Low Dimensional Silver Nanostructures and Its Composites: Synthesis, Growth Mechanism, Properties and Applications

Abstract

Metal nanoparticles have recently attracted extensive research interest because of the importance of these materials' specific properties such as optical, electronic, magnetic, mechanical, chemical and catalytic properties. These nanoparticles have been widely exploited for uses in photonics, electronics, optoelectronics, catalysis, information storage, photography, imaging, sensing, and biological labelling. It is demonstrated that their significant properties and potential applications depend on the composition, size, shape and structure of metal nanoparticles. The low-dimensional (LD) silver nanostructures (also termed as nano-sphere, nanowires, prisms or disks) and silver composites materials (Ag-Au, Ag-Pt, Ag-Pd alloys and Ag/Au@SiO2 ¬composites) become more and more attractive because such morphology possesses an extreme degree of anisotropy together with tips, or corners and edges for generating maximum electromagnetic-field enhancement that is useful for optical sensing, electronic and biological labelling applications. This thesis will focus on the methods for synthesizing, characterizing and application of silver nanoparticles with shape & size control and potential application, including five main parts. First, the literature review regarding to the silver nanoparticles and its composites are presented, in which the synthesis methods, growth mechanisms, and potential applications are briefly introduced.

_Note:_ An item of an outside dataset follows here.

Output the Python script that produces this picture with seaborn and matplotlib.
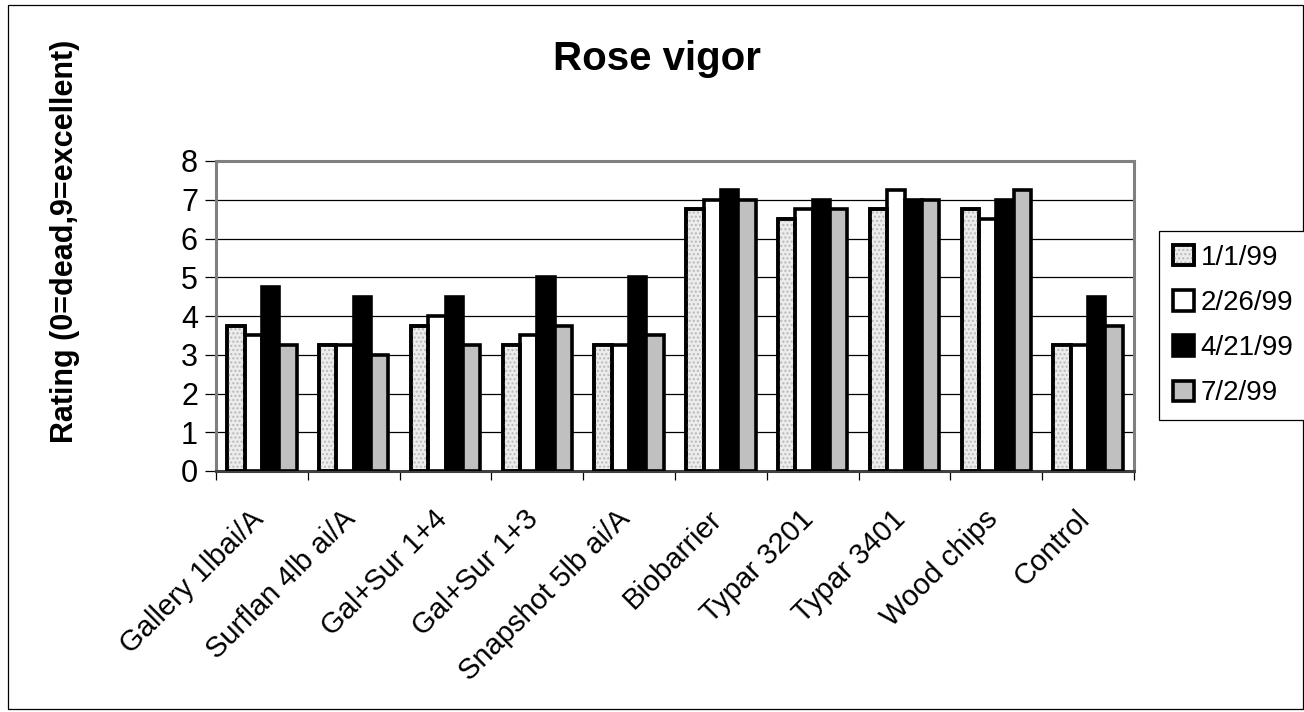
import matplotlib
matplotlib.use('Agg')
import matplotlib.pyplot as plt
import seaborn as sns
import pandas as pd
import numpy as np
from matplotlib.patches import Patch, Rectangle
from matplotlib.ticker import FixedLocator
from matplotlib.legend_handler import HandlerTuple
import matplotlib.transforms as mtransforms

treatments = ["Gallery 1lbai/A", "Surflan 4lb ai/A", "Gal+Sur 1+4", "Gal+Sur 1+3",
              "Snapshot 5lb ai/A", "Biobarrier", "Typar 3201", "Typar 3401",
              "Wood chips", "Control"]
dates = ["1/1/99", "2/26/99", "4/21/99", "7/2/99"]
r_0101 = [3.75, 3.25, 3.75, 3.25, 3.25, 6.75, 6.5, 6.75, 6.75, 3.25]
r_0226 = [3.5, 3.25, 4.0, 3.5, 3.25, 7.0, 6.75, 7.25, 6.5, 3.25]
r_0421 = [4.75, 4.5, 4.5, 5.0, 5.0, 7.25, 7.0, 7.0, 7.0, 4.5]
r_0702 = [3.25, 3.0, 3.25, 3.75, 3.5, 7.0, 6.75, 7.0, 7.25, 3.75]
yticks = [0, 1, 2, 3, 4, 5, 6, 7, 8]
colors = ['#ececec', '#ffffff', '#000000', '#c0c0c0']
dot_color = '#b8b8b8'

series = [r_0101, r_0226, r_0421, r_0702]
rows = []
for d, vals in zip(dates, series):
    for t, v in zip(treatments, vals):
        rows.append({"Treatment": t, "Date": d, "Rating": v})
df = pd.DataFrame(rows)

sns.set_theme(style='white')
plt.rcParams['font.family'] = ['Liberation Sans', 'DejaVu Sans']
for k in ['text.color', 'axes.labelcolor', 'xtick.color', 'ytick.color']:
    plt.rcParams[k] = 'black'
plt.rcParams['hatch.linewidth'] = 1.0

W, H = 1304, 712
fig = plt.figure(figsize=(W / 100, H / 100), dpi=100)
ax = fig.add_axes([216 / W, 1 - 471 / H, (1134 - 216) / W, (471 - 161) / H])

sns.barplot(data=df, x='Treatment', y='Rating', hue='Date', order=treatments,
            hue_order=dates, palette=colors, saturation=1, width=0.755,
            edgecolor='black', linewidth=2.6, errorbar=None, legend=False,
            ax=ax, zorder=3)

# dotted texture on the first series (overlay using seaborn's own bar geometry)
first = ax.containers[0]
for bar in first:
    ax.add_patch(Rectangle((bar.get_x(), bar.get_y()), bar.get_width(),
                           bar.get_height(), facecolor='none',
                           edgecolor=dot_color, linewidth=0, hatch='....',
                           zorder=3.1))
    ax.add_patch(Rectangle((bar.get_x(), bar.get_y()), bar.get_width(),
                           bar.get_height(), facecolor='none',
                           edgecolor='black', linewidth=2.6, zorder=3.2))

ax.set_ylim(0, 8)
ax.set_xlim(-0.5, len(treatments) - 0.5)
ax.set_yticks(yticks)
ax.set_yticklabels([str(v) for v in yticks])
ax.yaxis.grid(True, color='black', linewidth=0.9)
ax.xaxis.grid(False)
ax.set_axisbelow(True)
ax.set_xlabel('')
ax.set_ylabel('')

for s in ['top', 'right', 'left']:
    ax.spines[s].set_color('#808080')
    ax.spines[s].set_linewidth(2.2)
ax.spines['bottom'].set_color('#404040')
ax.spines['bottom'].set_linewidth(2.2)

ax.tick_params(axis='y', length=8, width=0.9, pad=5, labelsize=22,
               color='black', labelcolor='black', direction='out', left=True)
ax.set_xticks(range(len(treatments)))
ax.set_xticklabels(treatments, rotation=45, ha='right', va='center',
                   rotation_mode='anchor', fontsize=21, color='black')
ax.tick_params(axis='x', which='major', length=0, pad=31.5)
ax.xaxis.set_minor_locator(FixedLocator(np.arange(-0.5, len(treatments), 1)))
ax.tick_params(axis='x', which='minor', length=6.5, width=0.9, color='black',
               direction='out', bottom=True)
offset = mtransforms.ScaledTranslation(-3 / 100, 0, fig.dpi_scale_trans)
for lab in ax.get_xticklabels():
    lab.set_transform(lab.get_transform() + offset)

handles = [Patch(facecolor=c, edgecolor='black', linewidth=2.6)
           for c in colors]
handles[0] = (Patch(facecolor=colors[0], edgecolor='black', linewidth=2.6),
              Patch(facecolor='none', edgecolor=dot_color, linewidth=0,
                    hatch='....'),
              Patch(facecolor='none', edgecolor='black', linewidth=2.6))
leg = fig.legend(handles=handles, labels=dates, loc='upper left',
                 handler_map={tuple: HandlerTuple(ndivide=1, pad=0)},
                 bbox_to_anchor=(1159 / W, 1 - 231 / H),
                 bbox_transform=fig.transFigure, frameon=True, fancybox=False,
                 edgecolor='black', framealpha=1, fontsize=20,
                 handlelength=0.75, handleheight=0.75, handletextpad=0.25,
                 labelspacing=0.69, borderpad=0.5, borderaxespad=0)
leg.get_frame().set_linewidth(0.9)
for t in leg.get_texts():
    t.set_color('black')

fig.text(657 / W, 1 - 70 / H, 'Rose vigor', ha='center', va='baseline',
         fontsize=29, fontweight='bold', color='black')
fig.text(65 / W, 1 - 241 / H, 'Rating (0=dead,9=excellent)', rotation=90,
         ha='center', va='center', fontsize=22, fontweight='bold', color='black')

fig.patches.append(Rectangle((8 / W, 3 / H), (1303 - 8) / W, (708 - 4) / H,
                             transform=fig.transFigure, fill=False,
                             edgecolor='black', linewidth=0.9))

fig.savefig('out.png', dpi=100)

The second to fifth part will emphasize on my research work on silver nanoparticles and its composites, including silver nanoparticles and their deposited film(s) on substrates, silver nanowires generated via polyol-thermal method in autoclaves and their growth mechanisms, room-temperature synthesis of silver nanoplates (triangles, discs) using two or more reducing agents synergistically in aqueous solution, silver micro-nano-struture and its alloys (Ag-Au, Ag-Pt and Ag-Pd alloys) with photo and chemical catalysis application, and silver/gold @ SiO2 ¬composite materials. Finally, the conclusion and future work is presented.